Liz Phair’s fourth studio album was a masterclass in how to write a pop-punk romantic ballad while adding expletives to the climax of the track, like in her hit single “Why Can’t I?” It’s easy to see that same strategy playing out as Rodrigo sings, “I still f*cking love you, baby” in “drivers license.” Phair’s eponymous album also features the self-love ballad “Extraordinary,” which embraces her light and dark sides, something we’ve seen in Rodrigo’s first few singles and are sure to see in her debut. At the time of the album’s release, Phair was critically panned for selling out with Pitchfork claiming she’d reduced herself to “teen-pop.” But, as well all know nearly two decades on, there’s no truth to teen-pop being reductive, and Phair’s self-titled album has stood the test of time.

7. Ashlee Simpson

Back in 2004, Ashlee Simpson released her debut album Autobiography, an intimate pop-punk telling of her life. She also documented the entire process of creating the album on her series The Ashlee Simpson Show, something that was unprecedented at the time, but something current stars like Rodrigo who are used to being on camera and giving fans behind-the-scene looks at their creative process are now used to doing.
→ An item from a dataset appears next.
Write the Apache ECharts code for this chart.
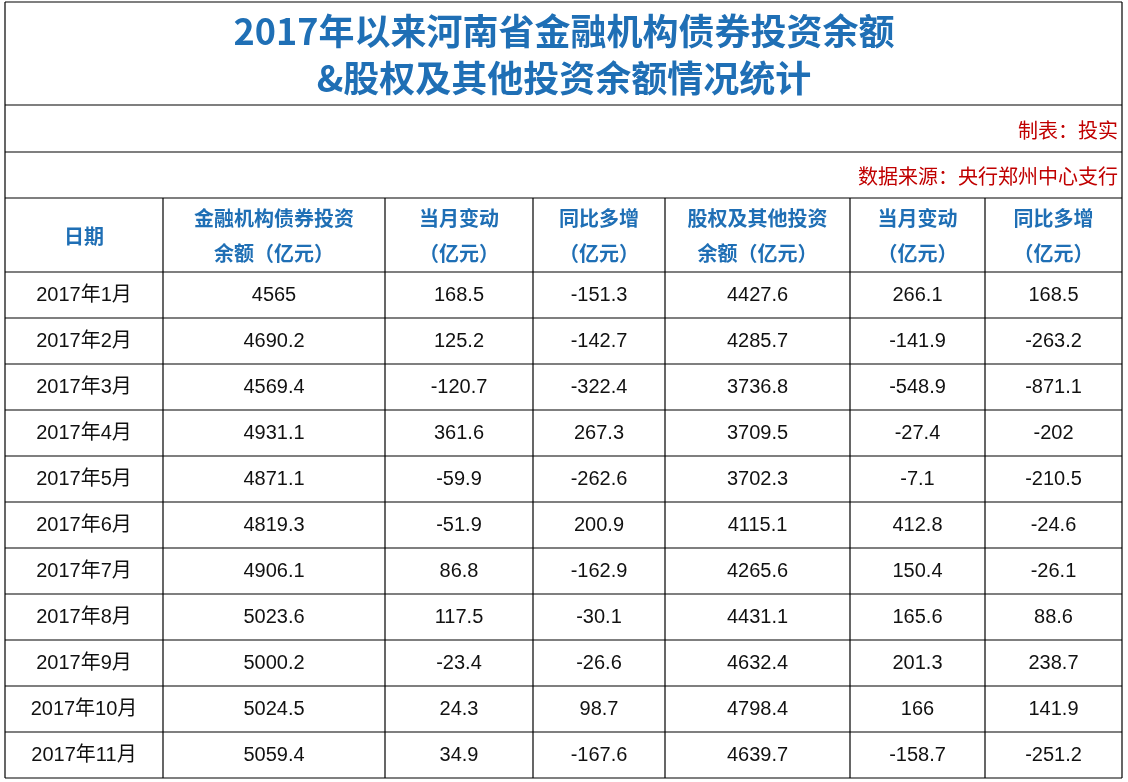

Simpson also deserves credit for pushing the boundaries of what was “allowed” for pop stars at the time, going her own way by dying her blonde hair black, and pushing back on her label who wanted her to make bubblegum pop. She ushered in an era of sad girl teen pop ballads with tracks like “Pieces Of Me” that artists like Rodrigo are still emulating today.

Olivia Rodrigo

We’ve got to end this story with Rodrigo herself, setting a bedroom on fire in “good 4 u,” and subsequently igniting another phase of her ever-evolving career. She’s got a sound all her own, and we can’t wait to see where she takes it to next. We know she’s here to stay.

Olivia Rodrigo’s debut album SOUR is due out May 21 via Geffen Records.